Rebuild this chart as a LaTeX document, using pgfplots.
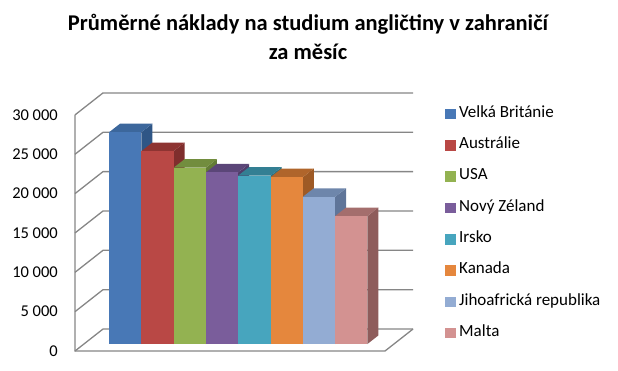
\documentclass[border=0pt]{standalone}
\usepackage{pgfplots}
\pgfplotsset{compat=1.18}
\usepackage{fontspec}
\setmainfont{Carlito}
\definecolor{wall}{HTML}{868686}
\definecolor{cAf}{HTML}{4878B6}\definecolor{cAt}{HTML}{3C679C}\definecolor{cAs}{HTML}{2F5686}
\definecolor{cBf}{HTML}{B94845}\definecolor{cBt}{HTML}{8E3432}\definecolor{cBs}{HTML}{7F2E2D}
\definecolor{cCf}{HTML}{93B251}\definecolor{cCt}{HTML}{728D3E}\definecolor{cCs}{HTML}{637C36}
\definecolor{cDf}{HTML}{7A5D9B}\definecolor{cDt}{HTML}{5B4678}\definecolor{cDs}{HTML}{503D6A}
\definecolor{cEf}{HTML}{47A5BE}\definecolor{cEt}{HTML}{337F93}\definecolor{cEs}{HTML}{2C7082}
\definecolor{cFf}{HTML}{E5873D}\definecolor{cFt}{HTML}{B0652B}\definecolor{cFs}{HTML}{9E5A25}
\definecolor{cGf}{HTML}{93ACD3}\definecolor{cGt}{HTML}{6E86AB}\definecolor{cGs}{HTML}{5F7599}
\definecolor{cHf}{HTML}{D39291}\definecolor{cHt}{HTML}{A46E6D}\definecolor{cHs}{HTML}{8E5C5B}
\begin{document}
\begin{tikzpicture}[x=1pt,y=1pt]
\path[use as bounding box] (0,0) rectangle (618,370);
\node[anchor=base, inner sep=0pt, font=\bfseries\fontsize{22.5}{27}\selectfont] at (308,339) {Průměrné náklady na studium angličtiny v zahraničí};
\node[anchor=base, inner sep=0pt, font=\bfseries\fontsize{22.5}{27}\selectfont] at (308,310) {za měsíc};
\begin{axis}[
  at={(60pt,7.88pt)}, anchor=south west,
  x=1pt, y=0.007877pt,
  xmin=60, xmax=420, ymin=-2300, ymax=33500,
  clip=false,
  scaled y ticks=false,
  axis line style={draw=none},
  major tick length=0pt,
  xtick=\empty,
  ytick={-889,4111,9111,14111,19111,24111,29111},
  yticklabels={0,5 000,10 000,15 000,20 000,25 000,30 000},
  yticklabel pos=left,
  yticklabel style={font=\fontsize{16.5}{20}\selectfont, anchor=east, inner sep=0pt, xshift=-2pt},
  legend style={at={(1.0694,0.9125)}, anchor=north west, draw=none, fill=none, inner sep=0pt,
    row sep=0pt, font=\fontsize{17}{20}\selectfont,
    nodes={inner ysep=0pt, inner xsep=3.5pt, text height=12pt, text depth=19.3pt}},
  legend cell align=left,
  legend image code/.code={\fill[#1] (0pt,1.5pt) rectangle (10.5pt,12pt);},
]
% walls
\addplot[wall, line width=1.3pt, forget plot] coordinates {(75,-889) (103,1904) (413,1904)};
\addplot[wall, line width=1.3pt, forget plot] coordinates {(75,4111) (103,6904) (413,6904)};
\addplot[wall, line width=1.3pt, forget plot] coordinates {(75,9111) (103,11904) (413,11904)};
\addplot[wall, line width=1.3pt, forget plot] coordinates {(75,14111) (103,16904) (413,16904)};
\addplot[wall, line width=1.3pt, forget plot] coordinates {(75,19111) (103,21904) (413,21904)};
\addplot[wall, line width=1.3pt, forget plot] coordinates {(75,24111) (103,26904) (413,26904)};
\addplot[wall, line width=1.3pt, forget plot] coordinates {(75,29111) (103,31904) (413,31904)};
\addplot[wall, line width=1.3pt, forget plot] coordinates {(75,29111) (75,-889) (385,-889) (413,1904)};
% Velka Britanie
\addplot[fill=cAs, draw=none, forget plot] coordinates {(141.3,0) (152.3,1092) (152.3,27992) (141.3,26900)} -- cycle;
\addplot[fill=cAt, draw=none, forget plot] coordinates {(109,26900) (141.3,26900) (152.3,27992) (120,27992)} -- cycle;
\addplot[ybar, bar width=32.3, bar shift=0pt, fill=cAf, draw=none] coordinates {(125.15,26900)};
\addlegendentry{Velká Británie}
% Australie
\addplot[fill=cBs, draw=none, forget plot] coordinates {(173.6,0) (184.6,1092) (184.6,25592) (173.6,24500)} -- cycle;
\addplot[fill=cBt, draw=none, forget plot] coordinates {(141.3,24500) (173.6,24500) (184.6,25592) (152.3,25592)} -- cycle;
\addplot[ybar, bar width=32.3, bar shift=0pt, fill=cBf, draw=none] coordinates {(157.45,24500)};
\addlegendentry{Austrálie}
% USA
\addplot[fill=cCs, draw=none, forget plot] coordinates {(205.9,0) (216.9,1092) (216.9,23492) (205.9,22400)} -- cycle;
\addplot[fill=cCt, draw=none, forget plot] coordinates {(173.6,22400) (205.9,22400) (216.9,23492) (184.6,23492)} -- cycle;
\addplot[ybar, bar width=32.3, bar shift=0pt, fill=cCf, draw=none] coordinates {(189.75,22400)};
\addlegendentry{USA}
% Novy Zeland
\addplot[fill=cDs, draw=none, forget plot] coordinates {(238.2,0) (249.2,1092) (249.2,22892) (238.2,21800)} -- cycle;
\addplot[fill=cDt, draw=none, forget plot] coordinates {(205.9,21800) (238.2,21800) (249.2,22892) (216.9,22892)} -- cycle;
\addplot[ybar, bar width=32.3, bar shift=0pt, fill=cDf, draw=none] coordinates {(222.05,21800)};
\addlegendentry{Nový Zéland}
% Irsko
\addplot[fill=cEs, draw=none, forget plot] coordinates {(270.5,0) (281.5,1092) (281.5,22492) (270.5,21400)} -- cycle;
\addplot[fill=cEt, draw=none, forget plot] coordinates {(238.2,21400) (270.5,21400) (281.5,22492) (249.2,22492)} -- cycle;
\addplot[ybar, bar width=32.3, bar shift=0pt, fill=cEf, draw=none] coordinates {(254.35,21400)};
\addlegendentry{Irsko}
% Kanada
\addplot[fill=cFs, draw=none, forget plot] coordinates {(302.8,0) (313.8,1092) (313.8,22292) (302.8,21200)} -- cycle;
\addplot[fill=cFt, draw=none, forget plot] coordinates {(270.5,21200) (302.8,21200) (313.8,22292) (281.5,22292)} -- cycle;
\addplot[ybar, bar width=32.3, bar shift=0pt, fill=cFf, draw=none] coordinates {(286.65,21200)};
\addlegendentry{Kanada}
% Jihoafricka republika
\addplot[fill=cGs, draw=none, forget plot] coordinates {(335.1,0) (346.1,1092) (346.1,19792) (335.1,18700)} -- cycle;
\addplot[fill=cGt, draw=none, forget plot] coordinates {(302.8,18700) (335.1,18700) (346.1,19792) (313.8,19792)} -- cycle;
\addplot[ybar, bar width=32.3, bar shift=0pt, fill=cGf, draw=none] coordinates {(318.95,18700)};
\addlegendentry{Jihoafrická republika}
% Malta
\addplot[fill=cHs, draw=none, forget plot] coordinates {(367.4,0) (378.4,1092) (378.4,17342) (367.4,16250)} -- cycle;
\addplot[fill=cHt, draw=none, forget plot] coordinates {(335.1,16250) (367.4,16250) (378.4,17342) (346.1,17342)} -- cycle;
\addplot[ybar, bar width=32.3, bar shift=0pt, fill=cHf, draw=none] coordinates {(351.25,16250)};
\addlegendentry{Malta}
\end{axis}
\end{tikzpicture}
\end{document}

# # # # # # #

=== What is being asked ===
Write the material out again exactly as it appears, dropping the pictures.

=== Answer to the problem ===
Rebuild this chart as a LaTeX document, using pgfplots.
\documentclass[border=0pt]{standalone}
\usepackage{pgfplots}
\pgfplotsset{compat=1.18}
\usepackage{fontspec}
\setmainfont{Carlito}
\definecolor{wall}{HTML}{868686}
\definecolor{cAf}{HTML}{4878B6}\definecolor{cAt}{HTML}{3C679C}\definecolor{cAs}{HTML}{2F5686}
\definecolor{cBf}{HTML}{B94845}\definecolor{cBt}{HTML}{8E3432}\definecolor{cBs}{HTML}{7F2E2D}
\definecolor{cCf}{HTML}{93B251}\definecolor{cCt}{HTML}{728D3E}\definecolor{cCs}{HTML}{637C36}
\definecolor{cDf}{HTML}{7A5D9B}\definecolor{cDt}{HTML}{5B4678}\definecolor{cDs}{HTML}{503D6A}
\definecolor{cEf}{HTML}{47A5BE}\definecolor{cEt}{HTML}{337F93}\definecolor{cEs}{HTML}{2C7082}
\definecolor{cFf}{HTML}{E5873D}\definecolor{cFt}{HTML}{B0652B}\definecolor{cFs}{HTML}{9E5A25}
\definecolor{cGf}{HTML}{93ACD3}\definecolor{cGt}{HTML}{6E86AB}\definecolor{cGs}{HTML}{5F7599}
\definecolor{cHf}{HTML}{D39291}\definecolor{cHt}{HTML}{A46E6D}\definecolor{cHs}{HTML}{8E5C5B}
\begin{document}
\begin{tikzpicture}[x=1pt,y=1pt]
\path[use as bounding box] (0,0) rectangle (618,370);
\node[anchor=base, inner sep=0pt, font=\bfseries\fontsize{22.5}{27}\selectfont] at (308,339) {Průměrné náklady na studium angličtiny v zahraničí};
\node[anchor=base, inner sep=0pt, font=\bfseries\fontsize{22.5}{27}\selectfont] at (308,310) {za měsíc};
\begin{axis}[
  at={(60pt,7.88pt)}, anchor=south west,
  x=1pt, y=0.007877pt,
  xmin=60, xmax=420, ymin=-2300, ymax=33500,
  clip=false,
  scaled y ticks=false,
  axis line style={draw=none},
  major tick length=0pt,
  xtick=\empty,
  ytick={-889,4111,9111,14111,19111,24111,29111},
  yticklabels={0,5 000,10 000,15 000,20 000,25 000,30 000},
  yticklabel pos=left,
  yticklabel style={font=\fontsize{16.5}{20}\selectfont, anchor=east, inner sep=0pt, xshift=-2pt},
  legend style={at={(1.0694,0.9125)}, anchor=north west, draw=none, fill=none, inner sep=0pt,
    row sep=0pt, font=\fontsize{17}{20}\selectfont,
    nodes={inner ysep=0pt, inner xsep=3.5pt, text height=12pt, text depth=19.3pt}},
  legend cell align=left,
  legend image code/.code={\fill[#1] (0pt,1.5pt) rectangle (10.5pt,12pt);},
]
% walls
\addplot[wall, line width=1.3pt, forget plot] coordinates {(75,-889) (103,1904) (413,1904)};
\addplot[wall, line width=1.3pt, forget plot] coordinates {(75,4111) (103,6904) (413,6904)};
\addplot[wall, line width=1.3pt, forget plot] coordinates {(75,9111) (103,11904) (413,11904)};
\addplot[wall, line width=1.3pt, forget plot] coordinates {(75,14111) (103,16904) (413,16904)};
\addplot[wall, line width=1.3pt, forget plot] coordinates {(75,19111) (103,21904) (413,21904)};
\addplot[wall, line width=1.3pt, forget plot] coordinates {(75,24111) (103,26904) (413,26904)};
\addplot[wall, line width=1.3pt, forget plot] coordinates {(75,29111) (103,31904) (413,31904)};
\addplot[wall, line width=1.3pt, forget plot] coordinates {(75,29111) (75,-889) (385,-889) (413,1904)};
% Velka Britanie
\addplot[fill=cAs, draw=none, forget plot] coordinates {(141.3,0) (152.3,1092) (152.3,27992) (141.3,26900)} -- cycle;
\addplot[fill=cAt, draw=none, forget plot] coordinates {(109,26900) (141.3,26900) (152.3,27992) (120,27992)} -- cycle;
\addplot[ybar, bar width=32.3, bar shift=0pt, fill=cAf, draw=none] coordinates {(125.15,26900)};
\addlegendentry{Velká Británie}
% Australie
\addplot[fill=cBs, draw=none, forget plot] coordinates {(173.6,0) (184.6,1092) (184.6,25592) (173.6,24500)} -- cycle;
\addplot[fill=cBt, draw=none, forget plot] coordinates {(141.3,24500) (173.6,24500) (184.6,25592) (152.3,25592)} -- cycle;
\addplot[ybar, bar width=32.3, bar shift=0pt, fill=cBf, draw=none] coordinates {(157.45,24500)};
\addlegendentry{Austrálie}
% USA
\addplot[fill=cCs, draw=none, forget plot] coordinates {(205.9,0) (216.9,1092) (216.9,23492) (205.9,22400)} -- cycle;
\addplot[fill=cCt, draw=none, forget plot] coordinates {(173.6,22400) (205.9,22400) (216.9,23492) (184.6,23492)} -- cycle;
\addplot[ybar, bar width=32.3, bar shift=0pt, fill=cCf, draw=none] coordinates {(189.75,22400)};
\addlegendentry{USA}
% Novy Zeland
\addplot[fill=cDs, draw=none, forget plot] coordinates {(238.2,0) (249.2,1092) (249.2,22892) (238.2,21800)} -- cycle;
\addplot[fill=cDt, draw=none, forget plot] coordinates {(205.9,21800) (238.2,21800) (249.2,22892) (216.9,22892)} -- cycle;
\addplot[ybar, bar width=32.3, bar shift=0pt, fill=cDf, draw=none] coordinates {(222.05,21800)};
\addlegendentry{Nový Zéland}
% Irsko
\addplot[fill=cEs, draw=none, forget plot] coordinates {(270.5,0) (281.5,1092) (281.5,22492) (270.5,21400)} -- cycle;
\addplot[fill=cEt, draw=none, forget plot] coordinates {(238.2,21400) (270.5,21400) (281.5,22492) (249.2,22492)} -- cycle;
\addplot[ybar, bar width=32.3, bar shift=0pt, fill=cEf, draw=none] coordinates {(254.35,21400)};
\addlegendentry{Irsko}
% Kanada
\addplot[fill=cFs, draw=none, forget plot] coordinates {(302.8,0) (313.8,1092) (313.8,22292) (302.8,21200)} -- cycle;
\addplot[fill=cFt, draw=none, forget plot] coordinates {(270.5,21200) (302.8,21200) (313.8,22292) (281.5,22292)} -- cycle;
\addplot[ybar, bar width=32.3, bar shift=0pt, fill=cFf, draw=none] coordinates {(286.65,21200)};
\addlegendentry{Kanada}
% Jihoafricka republika
\addplot[fill=cGs, draw=none, forget plot] coordinates {(335.1,0) (346.1,1092) (346.1,19792) (335.1,18700)} -- cycle;
\addplot[fill=cGt, draw=none, forget plot] coordinates {(302.8,18700) (335.1,18700) (346.1,19792) (313.8,19792)} -- cycle;
\addplot[ybar, bar width=32.3, bar shift=0pt, fill=cGf, draw=none] coordinates {(318.95,18700)};
\addlegendentry{Jihoafrická republika}
% Malta
\addplot[fill=cHs, draw=none, forget plot] coordinates {(367.4,0) (378.4,1092) (378.4,17342) (367.4,16250)} -- cycle;
\addplot[fill=cHt, draw=none, forget plot] coordinates {(335.1,16250) (367.4,16250) (378.4,17342) (346.1,17342)} -- cycle;
\addplot[ybar, bar width=32.3, bar shift=0pt, fill=cHf, draw=none] coordinates {(351.25,16250)};
\addlegendentry{Malta}
\end{axis}
\end{tikzpicture}
\end{document}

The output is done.